Phase 13: Performance Optimization — Devlog¶
Status: Complete (+ postmortem cleanup)
Tests: 142 (+ 7 benchmark, + 11 determinism, + 28 postmortem = 188 total phase tests)
Total Suite: 4,247 tests passing (up from 4,077)
New Source Files: 2 (core/numba_utils.py, simulation/aggregation.py)
Modified Source Files: ~10 (terrain/infrastructure.py, terrain/los.py, detection/estimation.py, combat/ballistics.py, movement/pathfinding.py, simulation/battle.py, simulation/engine.py, simulation/scenario.py, validation/monte_carlo.py, pyproject.toml)
New Scripts: scripts/profile_golan.py (Golan campaign profiling)
Overview¶
Phase 13 delivers performance optimization across three tracks: algorithmic improvements (13a), compiled extensions (13b), and parallelism enhancement (13c). All changes are backward-compatible via enable_* config flags and safe defaults.
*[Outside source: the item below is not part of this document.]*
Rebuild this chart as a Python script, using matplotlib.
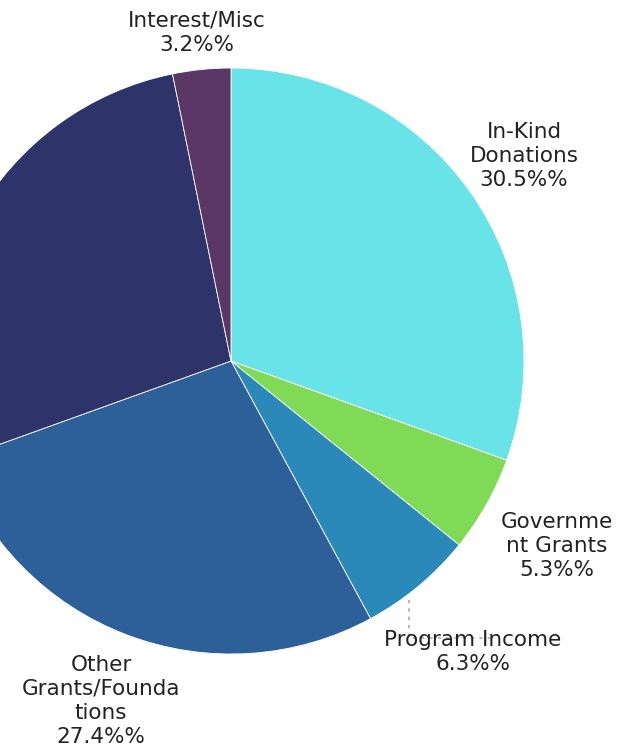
import matplotlib.pyplot as plt

# Datos del gráfico (porcentajes de ingresos)
categorias = ["In-Kind\nDonations", "Governme\nnt Grants", "Program Income",
              "Other\nGrants/Founda\ntions", "", "Interest/Misc"]
valores = [30.5, 5.3, 6.3, 27.4, 27.3, 3.2]
colores = ["#68E4E9", "#7FDA56", "#2B89B9", "#2D5F98", "#2E336A", "#5B3766"]

W, H = 632, 752
fig = plt.figure(figsize=(W / 100, H / 100), dpi=100)
ax = fig.add_axes([0, 0, 1, 1])

cx, cy, r = 231, H - 361, 293
ax.pie(valores, colors=colores, startangle=90, counterclock=False,
       center=(cx, cy), radius=r, frame=True,
       wedgeprops=dict(edgecolor="white", linewidth=0.6))
ax.set_xlim(0, W)
ax.set_ylim(0, H)
ax.set_aspect("equal")
ax.axis("off")

# Etiquetas con porcentaje
pos_etiquetas = [(524, 156), (557, 546), (473, 652), (101, 701), None, (197, 33)]
for cat, v, pos in zip(categorias, valores, pos_etiquetas):
    if pos is None:
        continue
    ax.text(pos[0], H - pos[1], f"{cat}\n{v}%%", ha="center", va="center",
            fontsize=15.5, color="#222222", linespacing=1.25)

# Línea guía para Program Income
ax.plot([409, 409, 490], [H - 600, H - 638, H - 638], color="#AAAAAA",
        linestyle=(0, (2, 3)), linewidth=1.2)

plt.savefig("out.png", dpi=100)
The optional numba dependency (uv sync --extra perf) enables JIT compilation for hot paths; without it, pure-Python fallbacks are used.
Sub-phase Summary¶
13a-1: Benchmark Infrastructure (7 benchmark tests)¶
- Added
benchmarkmarker topyproject.toml, excluded from default test runs - Created
tests/benchmarks/test_phase13_benchmarks.pywith baseline measurements for spatial queries, Kalman predict, LOS checks, pathfinding, RK4 trajectory, MC import, and viewshed
13a-2: STRtree Spatial Indexing (14 tests)¶
- Rewrote
terrain/infrastructure.pyto useshapely.STRtreefor all spatial queries - Built 3 STRtree indices:
_road_tree,_building_tree,_airfield_tree - Rewrote
roads_near(),nearest_road(),buildings_at(),buildings_near(),airfields_near()to use STRtree queries - Post-filter for condition > 0 (damaged features)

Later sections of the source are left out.